Dr. Christian Delarber, Dr. Florian Müller
Rz. 15
Die in Handels- und Steuerrecht zwingend einzubeziehenden Materialeinzelkosten stellen solche Aufwendungen bzw. aufwandsgleiche Kosten dar, die auf Roh-, Hilfs- und Betriebsstoffe entfallen und dem herzustellenden Produkt bzw. dem Kostenträger direkt ohne Schlüsselung zugerechnet werden können. Roh-, Hilfs- und Betriebsstoffe werden bei der Herstellung der Produkte aufgewendet. Hierbei gehen die Rohstoffe und die Hilfsstoffe als Bestandteile in die Produkte ein; die Rohstoffe als Hauptbestandteile und die Hilfsstoffe als Nebenbestandteile. Die Betriebsstoffe werden bei der Herstellung verbraucht. Dies bedeutet, dass sie nicht in das Produkt einfließen, sondern lediglich zur Vornahme des Herstellungsvorgangs verwendet werden.
Rz. 16
Aufgrund ihrer untergeordneten Bedeutung werden die Hilfsstoffe nur ausnahmsweise direkt dem einzelnen Produkt zugeordnet werden können, wodurch sich diese regelmäßig als sogenannte unechte Gemeinkosten qualifizieren lassen. Auch die Betriebsstoffe teilen aufgrund des unangemessenen Verifizierungsaufwands der Einzelzurechenbarkeit regelmäßig das Schicksal der Hilfsstoffe als unechte Gemeinkosten.

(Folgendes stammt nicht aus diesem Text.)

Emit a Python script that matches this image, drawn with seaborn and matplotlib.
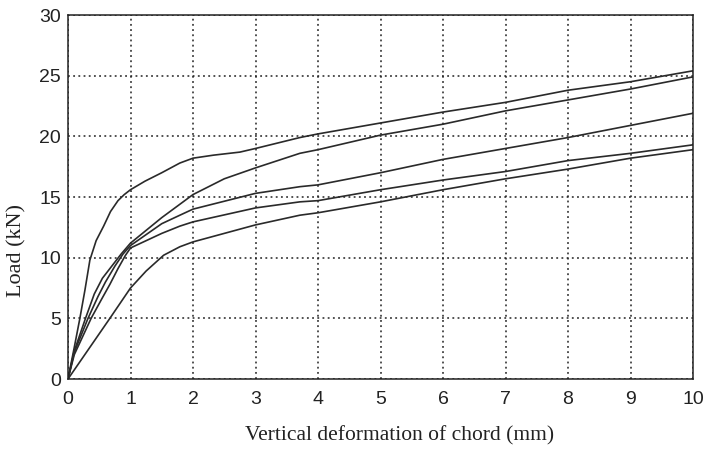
import matplotlib
matplotlib.use("Agg")
import matplotlib.pyplot as plt
import seaborn as sns
import pandas as pd

# Load-deformation curves (x in mm, y in kN)
x_a = [0.0, 0.1, 0.19, 0.27, 0.35, 0.45, 0.57, 0.68, 0.8, 0.9, 1.0, 1.23, 1.5, 1.79, 2.0, 2.33, 2.75, 3.0, 3.71, 4.0, 5.0, 6.0, 7.0, 8.0, 9.0, 10.0]
y_a = [0.0, 2.6, 5.0, 7.3, 9.8, 11.4, 12.6, 13.8, 14.7, 15.2, 15.6, 16.3, 17.0, 17.8, 18.2, 18.45, 18.7, 19.0, 19.9, 20.2, 21.1, 22.0, 22.8, 23.8, 24.5, 25.4]

x_b = [0.0, 0.1, 0.28, 0.42, 0.55, 0.7, 0.85, 1.0, 1.5, 2.0, 2.5, 3.0, 3.71, 4.0, 5.0, 6.0, 7.0, 8.0, 9.0, 10.0]
y_b = [0.0, 2.3, 5.0, 7.0, 8.3, 9.3, 10.3, 11.2, 13.3, 15.2, 16.5, 17.4, 18.6, 18.9, 20.1, 21.0, 22.1, 23.0, 23.9, 24.9]

x_c = [0.0, 0.1, 0.32, 0.48, 0.6, 0.75, 0.88, 1.0, 1.5, 1.79, 2.0, 3.0, 3.71, 4.0, 5.0, 6.0, 7.0, 8.0, 9.0, 10.0]
y_c = [0.0, 2.2, 5.0, 6.8, 8.0, 9.3, 10.3, 11.0, 12.8, 13.5, 14.0, 15.3, 15.85, 16.0, 17.0, 18.1, 19.0, 19.9, 20.9, 21.9]

x_d = [0.0, 0.1, 0.37, 0.54, 0.67, 0.8, 0.92, 1.0, 1.5, 1.79, 2.0, 3.0, 3.71, 4.0, 5.0, 6.0, 7.0, 8.0, 9.0, 10.0]
y_d = [0.0, 2.0, 5.0, 6.6, 7.8, 9.1, 10.2, 10.8, 12.0, 12.6, 12.95, 14.1, 14.6, 14.7, 15.6, 16.4, 17.1, 18.0, 18.6, 19.3]

x_e = [0.0, 0.67, 1.0, 1.25, 1.53, 1.79, 2.0, 3.0, 3.71, 4.0, 5.0, 6.0, 7.0, 8.0, 9.0, 10.0]
y_e = [0.0, 5.0, 7.5, 8.9, 10.2, 10.9, 11.3, 12.7, 13.5, 13.7, 14.6, 15.6, 16.5, 17.3, 18.2, 18.9]

series = {"A": (x_a, y_a), "B": (x_b, y_b), "C": (x_c, y_c), "D": (x_d, y_d), "E": (x_e, y_e)}

x_ticks = [0, 1, 2, 3, 4, 5, 6, 7, 8, 9, 10]
y_ticks = [0, 5, 10, 15, 20, 25, 30]
x_label = "Vertical deformation of chord (mm)"
y_label = "Load (kN)"

rows = []
for name, (xs, ys) in series.items():
    for xv, yv in zip(xs, ys):
        rows.append({"curve": name, "x": xv, "y": yv})
df = pd.DataFrame(rows)

sns.set_style("white")
plt.rcParams["font.family"] = ["Liberation Sans", "DejaVu Sans"]

fig = plt.figure(figsize=(7.07, 4.54), dpi=100)
ax = fig.add_axes([68 / 707, 1 - 379 / 454, (693 - 68) / 707, (379 - 15) / 454])

sns.lineplot(data=df, x="x", y="y", units="curve", estimator=None, sort=False,
             color="#2a2a2a", linewidth=1.2, ax=ax, legend=False)

ax.set_xlim(0, 10)
ax.set_ylim(0, 30)
ax.set_xticks(x_ticks)
ax.set_yticks(y_ticks)
ax.tick_params(axis="both", direction="out", length=4, width=1, colors="#222222",
               labelsize=14)
ax.tick_params(axis="x", pad=5)
ax.tick_params(axis="y", pad=1)
ax.grid(True, linestyle=(0, (1.2, 2.2)), color="#222222", linewidth=1.1)
for sp in ax.spines.values():
    sp.set_visible(True)
    sp.set_color("#222222")
    sp.set_linewidth(1.1)

ax.set_xlabel(x_label, fontsize=15.5, family="Liberation Serif", color="#222222")
ax.set_ylabel(y_label, fontsize=16, family="Liberation Serif", color="#222222")
ax.xaxis.set_label_coords(0.53, -0.13)
ax.yaxis.set_label_coords(-0.066, 0.354)

fig.savefig("out.png", dpi=100)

Gleichwohl stellen auch die in der Kostenrechnung als unechte Gemeinkosten bezeichneten Hilfs- und Betriebsstoffe Einzelkosten im Sinne des § 255 Abs. 2 Satz 2 HGB dar, soweit die theoretische Möglichkeit der einzelnen Zuordnung besteht und gleichzeitig die direkte quantitative Erfassung noch dem Wirtschaftlichkeitsgrundsatz entspricht.
Rz. 17
Bei der Herstellung von Möbeln setzen sich die Materialeinzelkosten aus dem Rohstoff Holz, den Hilfsstoffen Nägel, Leim und Farbe sowie den Betriebsstoffen im Rahmen von Brennstoffen und Reinigungsmaterialen zusammen. Bei der Automobilproduktion bilden unter anderem die Materialien für die Karosserie die Rohstoffe, die Schrauben die Hilfsstoffe und Schmiermittel die Betriebsstoffe.
Rz. 18
Außer den Roh- und Hilfsstoffen gehen auch fremdbezogene Teilerzeugnisse (Zuliefermaterial und Zulieferteile; Systemkomponenten) und selbsterstellte Halb- bzw. Fertigfabrikate direkt in die Produkte ein. Sie zählen als Materialeinzelkosten regelmäßig zu den direkt zurechenbaren Herstellungskosten der Produktion.
Rz. 19
Die Bewertung des eingesetzten Materials selbst erfolgt grundsätzlich mit seinen jeweiligen Anschaffungskosten einschließlich aller Nebenkosten, z. B. Frachtkosten und Zölle, abzüglich der Anschaffungskostenminderungen, z. B. Rabatte und Skonti. Die ursprünglichen Anschaffungskosten sind auch dann heranzuziehen, wenn die Materialpreise bis zum Zeitpunkt des Verbrauchs gefallen sind. Ein niedrigerer beizulegender Wert ist erst am Bilanzstichtag zu überprüfen (§ 253 Abs. 3 Satz 5, Abs. 4 Satz 2 HGB). Wird Material aus Vorjahresbeständen bei der Herstellung verbraucht, ist dieses zum verbleibenden Buchwert anzusetzen, auch wenn im Vorjahr eine Abwertung vorgenommen worden ist. Ist der Grund für die Abwertung entfallen, so können nach herrschender Meinung auch wahlweise – unterjährig – die ursprünglichen Anschaffungs- oder Herstellungskosten für das eingesetzte Material angesetzt werden.